#### What is needed
Beginning with the line that contains "Convert this chart to Chart.js code.", retype the entries below exactly, ending with the line that contains "ctx.lineWidth = 1;". Leave out any pictures.

Plotting code records
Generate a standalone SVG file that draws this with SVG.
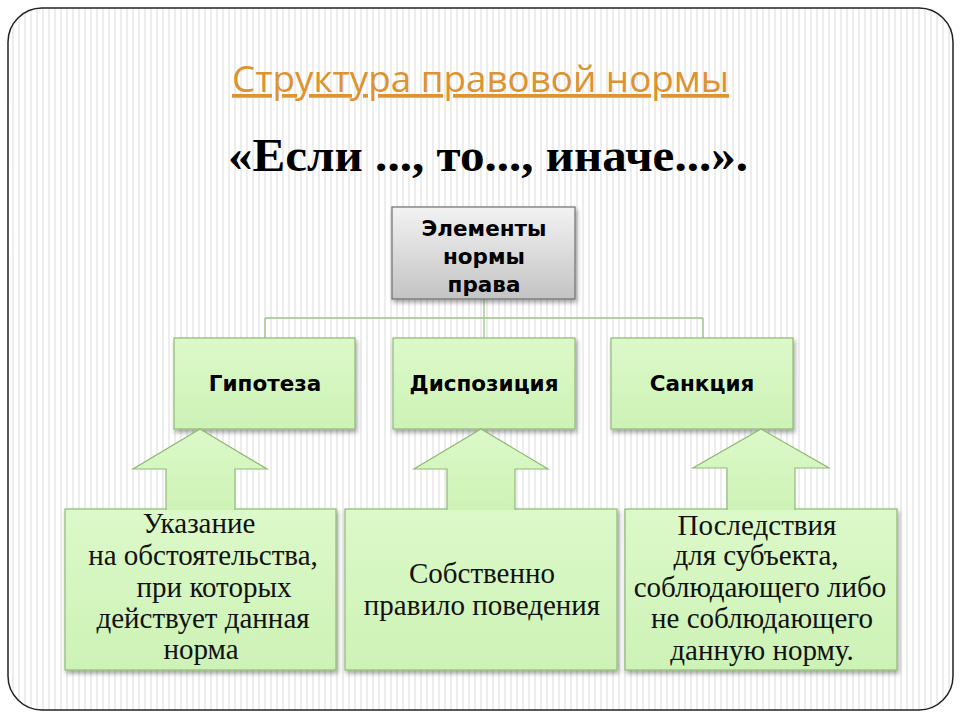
<svg xmlns="http://www.w3.org/2000/svg" width="960" height="720" viewBox="0 0 960 720">
<defs>
<pattern id="stripes" width="6" height="10" patternUnits="userSpaceOnUse">
<rect width="6" height="10" fill="#ffffff"/>
<rect x="0" width="2" height="10" fill="#ededed"/>
</pattern>
<linearGradient id="gGreen" x1="0" y1="0" x2="0" y2="1">
<stop offset="0" stop-color="#dcf9c9"/>
<stop offset="1" stop-color="#cdf2b6"/>
</linearGradient>
<linearGradient id="gGray" x1="0" y1="0" x2="0" y2="1">
<stop offset="0" stop-color="#f2f2f2"/>
<stop offset="1" stop-color="#c4c4c4"/>
</linearGradient>
<filter id="shadow" x="-10%" y="-10%" width="125%" height="130%">
<feDropShadow dx="1.5" dy="3" stdDeviation="2" flood-color="#000" flood-opacity="0.35"/>
</filter>
</defs>
<style>
.box{fill:url(#gGreen);stroke:#8fba74;stroke-width:1.2;filter:url(#shadow)}
.gray{fill:url(#gGray);stroke:#6e6e6e;stroke-width:1.2;filter:url(#shadow)}
.arrow{fill:url(#gGreen);stroke:#8fba74;stroke-width:1.2}
.conn{fill:none;stroke:#9cc483;stroke-width:1.3}
.lbl{font-family:"DejaVu Sans",Verdana,sans-serif;font-weight:bold;font-size:21.5px;fill:#000;text-anchor:middle}
.desc{font-family:"Liberation Serif","Times New Roman",serif;font-size:29px;fill:#111;text-anchor:middle}
</style>
<rect x="0" y="0" width="960" height="720" fill="#ffffff"/>
<rect x="8" y="8" width="945" height="702" rx="34" ry="34" fill="url(#stripes)" stroke="#222" stroke-width="1.5"/>

<text x="480.5" y="92" font-family="'Open Sans','Noto Sans',sans-serif" font-size="37" fill="#dc9330" text-anchor="middle" text-decoration="underline" textLength="497" lengthAdjust="spacingAndGlyphs">Структура правовой нормы</text>
<text x="488" y="171" font-family="'Liberation Serif','Times New Roman',serif" font-weight="bold" font-size="46" fill="#000" text-anchor="middle" textLength="520" lengthAdjust="spacingAndGlyphs">«Если ..., то..., иначе...».</text>

<g id="connectors">
<path class="conn" d="M484 299 V338 M265 318 H703 M265 318 V338 M703 318 V338"/>
</g>

<g id="elements">
<rect class="gray" x="392" y="207" width="183" height="92"/>
<text class="lbl" x="484" y="236">Элементы</text>
<text class="lbl" x="484" y="264">нормы</text>
<text class="lbl" x="484" y="292">права</text>
</g>

<g id="hypothesis">
<rect class="box" x="174" y="338" width="181" height="91"/>
<text class="lbl" x="265" y="391">Гипотеза</text>
</g>
<g id="disposition">
<rect class="box" x="393" y="338" width="182" height="91"/>
<text class="lbl" x="484" y="391">Диспозиция</text>
</g>
<g id="sanction">
<rect class="box" x="611" y="338" width="182" height="91"/>
<text class="lbl" x="702" y="391">Санкция</text>
</g>

<g id="hypothesis-desc">
<rect class="box" x="65" y="509" width="271" height="161"/>
<path class="arrow" d="M166 510 V469 H133 L200 429 L267 469 H235 V510"/>
<text class="desc" x="199" y="533">Указание</text>
<text class="desc" x="203" y="565">на обстоятельства,</text>
<text class="desc" x="214" y="597">при которых</text>
<text class="desc" x="203" y="628">действует данная</text>
<text class="desc" x="201" y="659">норма</text>
</g>
<g id="disposition-desc">
<rect class="box" x="345" y="509" width="272" height="161"/>
<path class="arrow" d="M447 510 V469 H414 L481 429 L548 469 H515 V510"/>
<text class="desc" x="482" y="583">Собственно</text>
<text class="desc" x="482" y="615">правило поведения</text>
</g>
<g id="sanction-desc">
<rect class="box" x="625" y="509" width="272" height="161"/>
<path class="arrow" d="M727 510 V468 H693 L761 429 L829 468 H795 V510"/>
<text class="desc" x="757" y="535">Последствия</text>
<text class="desc" x="756" y="565">для субъекта,</text>
<text class="desc" x="760" y="597">соблюдающего либо</text>
<text class="desc" x="762" y="628">не соблюдающего</text>
<text class="desc" x="762" y="660">данную норму.</text>
</g>
</svg>
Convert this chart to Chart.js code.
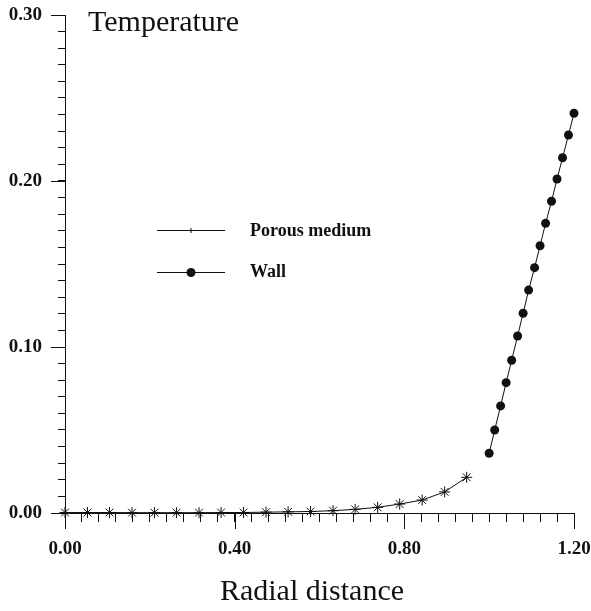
<!DOCTYPE html>
<html>
<head>
<meta charset="utf-8">
<script src="https://cdn.jsdelivr.net/npm/chart.js@4"></script>
<style>
  html, body { margin: 0; padding: 0; background: #fff; }
  #wrap { width: 591px; height: 611px; }
</style>
</head>
<body>
<div id="wrap"><canvas id="chart" width="591" height="611"></canvas></div>
<script>
// radial positions and temperatures
const porousR = [0, 0.053, 0.105, 0.158, 0.211, 0.263, 0.316, 0.368, 0.421, 0.474,
                 0.526, 0.579, 0.632, 0.684, 0.737, 0.789, 0.842, 0.895, 0.947];
const porousT = [0.0003, 0.0003, 0.0003, 0.0002, 0.0002, 0.0002, 0.0002, 0.0003, 0.0003, 0.0005,
                 0.0007, 0.0009, 0.0014, 0.0022, 0.0034, 0.0054, 0.0078, 0.0127, 0.0215];

const wallR = [1.000, 1.013, 1.027, 1.040, 1.053, 1.067, 1.080, 1.093,
               1.107, 1.120, 1.133, 1.147, 1.160, 1.173, 1.187, 1.200];
const wallT = [0.036, 0.050, 0.0645, 0.0785, 0.092, 0.1066, 0.1203, 0.1343,
               0.1478, 0.161, 0.1745, 0.1878, 0.2012, 0.214, 0.2277, 0.2408];

const xMajor = [0, 0.4, 0.8, 1.2];
const yMajor = [0, 0.1, 0.2, 0.3];

const ink = '#111';
const serif = "'Liberation Serif', 'DejaVu Serif', serif";

const toPoints = (xs, ys) => xs.map((x, i) => ({ x: x, y: ys[i] }));

const decorations = {
    id: 'decorations',
    afterDraw(chart) {
        const ctx = chart.ctx;
        const xs = chart.scales.x;
        const ys = chart.scales.y;
        const area = chart.chartArea;
        ctx.save();
        ctx.strokeStyle = ink;
        ctx.lineWidth = 1;

        // longer major ticks
        xMajor.forEach(v => {
            const px = Math.round(xs.getPixelForValue(v)) + 0.5;
            ctx.beginPath();
            ctx.moveTo(px, area.bottom);
            ctx.lineTo(px, area.bottom + 16);
            ctx.stroke();
        });
        yMajor.forEach(v => {
            const py = Math.round(ys.getPixelForValue(v)) + 0.5;
            ctx.beginPath();
            ctx.moveTo(area.left, py);
            ctx.lineTo(area.left - 14, py);
            ctx.stroke();
        });

        // title and axis name
        ctx.fillStyle = ink;
        ctx.textBaseline = 'alphabetic';
        ctx.textAlign = 'left';
        ctx.font = '30px ' + serif;
        ctx.fillText('Temperature', 88, 31);
        ctx.textAlign = 'center';
        ctx.font = '30px ' + serif;
        ctx.fillText('Radial distance', 312, 600);

        // legend
        const lx0 = 157, lx1 = 225, lxm = 191;
        ctx.beginPath();
        ctx.moveTo(lx0, 230.5); ctx.lineTo(lx1, 230.5);
        ctx.moveTo(lxm, 228); ctx.lineTo(lxm, 233);
        ctx.moveTo(lx0, 272.5); ctx.lineTo(lx1, 272.5);
        ctx.stroke();
        ctx.beginPath();
        ctx.arc(lxm, 272.5, 4.5, 0, Math.PI * 2);
        ctx.fill();
        ctx.textAlign = 'left';
        ctx.textBaseline = 'middle';
        ctx.font = 'bold 18px ' + serif;
        ctx.fillText('Porous medium', 250, 231);
        ctx.fillText('Wall', 250, 272);
        ctx.restore();
    }
};

new Chart(document.getElementById('chart'), {
    type: 'line',
    data: {
        datasets: [{
            label: 'Porous medium',
            data: toPoints(porousR, porousT),
            borderColor: ink,
            borderWidth: 1,
            pointStyle: 'star',
            pointRadius: 5.5,
            pointBorderColor: ink,
            pointBorderWidth: 1,
            fill: false,
            tension: 0,
            clip: false
        }, {
            label: 'Wall',
            data: toPoints(wallR, wallT),
            borderColor: ink,
            borderWidth: 1,
            pointStyle: 'circle',
            pointRadius: 4.5,
            pointBackgroundColor: ink,
            pointBorderColor: ink,
            pointBorderWidth: 0,
            fill: false,
            tension: 0,
            clip: false
        }]
    },
    options: {
        responsive: false,
        animation: false,
        layout: { padding: { top: 15, right: 17, left: 0, bottom: 0 } },
        plugins: {
            legend: { display: false },
            tooltip: { enabled: false }
        },
        scales: {
            x: {
                type: 'linear',
                min: 0,
                max: 1.2,
                afterFit: (s) => {
                    s.height = 98;
                    s.paddingLeft = 0;
                    s.paddingRight = 0;
                },
                border: { color: ink, width: 1 },
                grid: { drawOnChartArea: false, color: ink, tickLength: 9 },
                ticks: {
                    stepSize: 0.04,
                    autoSkip: false,
                    maxRotation: 0,
                    padding: 16,
                    color: ink,
                    font: { family: serif, size: 19, weight: 'bold' },
                    callback: (v) => (Math.round(v * 100) % 40 === 0 ? v.toFixed(2) : '')
                }
            },
            y: {
                type: 'linear',
                min: 0,
                max: 0.3,
                afterFit: (s) => {
                    s.width = 65;
                    s.paddingTop = 0;
                    s.paddingBottom = 0;
                },
                border: { color: ink, width: 1 },
                grid: { drawOnChartArea: false, color: ink, tickLength: 7 },
                ticks: {
                    stepSize: 0.01,
                    autoSkip: false,
                    padding: 16,
                    color: ink,
                    font: { family: serif, size: 19, weight: 'bold' },
                    callback: (v) => (Math.round(v * 100) % 10 === 0 ? v.toFixed(2) : '')
                }
            }
        }
    },
    plugins: [decorations]
});
</script>
</body>
</html>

#### Result of the task
Convert this chart to Chart.js code.
<!DOCTYPE html>
<html>
<head>
<meta charset="utf-8">
<script src="https://cdn.jsdelivr.net/npm/chart.js@4"></script>
<style>
  html, body { margin: 0; padding: 0; background: #fff; }
  #wrap { width: 591px; height: 611px; }
</style>
</head>
<body>
<div id="wrap"><canvas id="chart" width="591" height="611"></canvas></div>
<script>
// radial positions and temperatures
const porousR = [0, 0.053, 0.105, 0.158, 0.211, 0.263, 0.316, 0.368, 0.421, 0.474,
                 0.526, 0.579, 0.632, 0.684, 0.737, 0.789, 0.842, 0.895, 0.947];
const porousT = [0.0003, 0.0003, 0.0003, 0.0002, 0.0002, 0.0002, 0.0002, 0.0003, 0.0003, 0.0005,
                 0.0007, 0.0009, 0.0014, 0.0022, 0.0034, 0.0054, 0.0078, 0.0127, 0.0215];

const wallR = [1.000, 1.013, 1.027, 1.040, 1.053, 1.067, 1.080, 1.093,
               1.107, 1.120, 1.133, 1.147, 1.160, 1.173, 1.187, 1.200];
const wallT = [0.036, 0.050, 0.0645, 0.0785, 0.092, 0.1066, 0.1203, 0.1343,
               0.1478, 0.161, 0.1745, 0.1878, 0.2012, 0.214, 0.2277, 0.2408];

const xMajor = [0, 0.4, 0.8, 1.2];
const yMajor = [0, 0.1, 0.2, 0.3];

const ink = '#111';
const serif = "'Liberation Serif', 'DejaVu Serif', serif";

const toPoints = (xs, ys) => xs.map((x, i) => ({ x: x, y: ys[i] }));

const decorations = {
    id: 'decorations',
    afterDraw(chart) {
        const ctx = chart.ctx;
        const xs = chart.scales.x;
        const ys = chart.scales.y;
        const area = chart.chartArea;
        ctx.save();
        ctx.strokeStyle = ink;
        ctx.lineWidth = 1;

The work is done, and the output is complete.